Doctors have an important role to play in supporting mothers who want to breastfeed.
A continuing theme of the WBTi UK work is improving medical training in infant feeding such that all, not just some, doctors have sufficient knowledge and understanding of breastfeeding to protect the decisions of mothers who want to breastfeed. Enabling more mothers to continue breastfeeding would improve infant and maternal health, reduce NHS costs (Renfrew et al) and reduce the number of GP appointments (Pokhrel et al, 2015).
On 16 January WBTi UK held an evening event at the Burfoot Court room at Guy’s Hospital on this topic to celebrate the third anniversary of the launch of our report. The event was well-attended with a mixture of doctors, breastfeeding supporters and other professionals. There were several presentations and a display of relevant resources. Bringing the resources together made it obvious that actually there are plenty available. For example, there are the Baby Friendly learning outcomes for different professions, my free book Supporting Mothers Who Breastfeed: A Guide for Trainee and Qualified Doctors, on the WBTi website, particularly aimed at medical trainees, and the e-learning for Healthcare modules for educating and training the health and social care workforce. There is a great deal of information on the GP Infant Feeding Network (GPIFN) and Hospital Infant Feeding Network (HIFN) websites and the new book edited by Amy Brown and Wendy Jones, A guide to supporting breastfeeding for the medical profession, with chapters by different specialists, is practical and comprehensive; all royalties from sales of their book will go to the Human Milk Foundation. Sources of information on prescribing include the UKDILAS website (UK Drugs in Lactation Advisory Service) and the Breastfeeding Network website information and Breastmilk Information Service.
To access the full list of resources see our next blog.
In the first presentation at the event, Clare Meynell and Helen Gray briefly explained a WBTi assessment and some of the report findings, but also mentioned progress made in the past 3 years. This includes the requirement in the NHS Long-Term Plan for all maternity services to achieve Baby Friendly status, and local Maternity systems in England asked to produce a breastfeeding strategy as part of the implementation of Better Births and the National Maternity Transformation Programme (which are now aligned)
Georgie BHS and Dani Phillipson from the Parenting Science Gang, which runs citizens’ science projects using mothers to collect evidence, spoke next.
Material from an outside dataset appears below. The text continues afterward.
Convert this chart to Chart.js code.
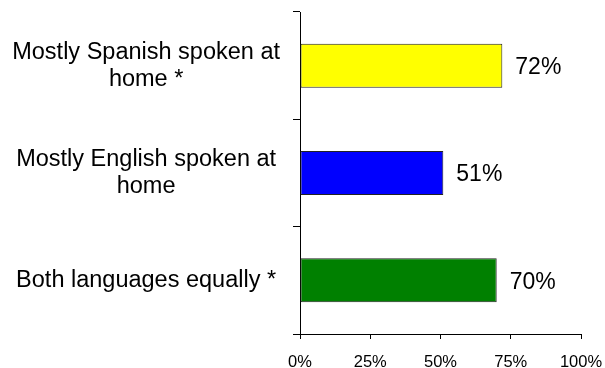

They described the breastfeeding and healthcare experiences project (inspired in part by the WBTi findings on health professional training) with its subsidiary small project of 8 interviews looking at healthcare professionals’ own experiences of breastfeeding on their professional practice. From the themes identified, PSG has produced MILK cards to guide health professionals:
- Mothers’ voices matter
- Investigate common issues, but also
- Look for underlying causes§
- Know where to find information
GP Dr. Terri Lovis (seen in banner photo above) described how the GP Infant Feeding Network (GPIFN), initiated by Dr. Louise Santhanam, was set up as a pharma free network to improve the quality of support in infant feeding with the work provided voluntarily. The website is a comprehensive educational resource for primary care and there is partnership with the Hospital Infant Feeding Network (HIFN). Additional achievements include working collaboratively with IMAP (International Milk Allergy in Primary Care Guidelines) to produce the 2019 version and bidding successfully with PHE and Surrey Heartlands to train Infant Feeding champions across Surrey (as Norwich already does).
The fascinating keynote presentation was by Dr. Natalie Shenker on Doctors and Breastmilk, and included the initiation of the Human Milk Foundation in 2017 and the work of the Hearts Milk Bank, which she co-founded with Gillian Weaver. The Milk Bank is involved in research as well as providing pasteurised donor milk.
The challenge is how to enable all medical students, trainees and qualified doctors to acquire an adequate minimum standard in infant feeding knowledge and skills. Yes, there is a huge amount that they need to know in total but being breastfed as an infant can make such a difference to the health of baby and mother (not to mention the environmental sustainability of breastfeeding!) that it is crucial to include. Some examples of what is already being done to help achieve this:
- Imperial College Medical School is running a programme in which medical students are allocated to follow a mother from the end of pregnancy until the child is 3 years old.
- Norwich CCG has a GP Champion in Infant Feeding scheme, which Surrey Heartlands is also rolling out, in which the champion receives training and disseminates the learning throughout the practice.
Imagine if all medical schools ran such a programme and all GP practices had a breastfeeding champion!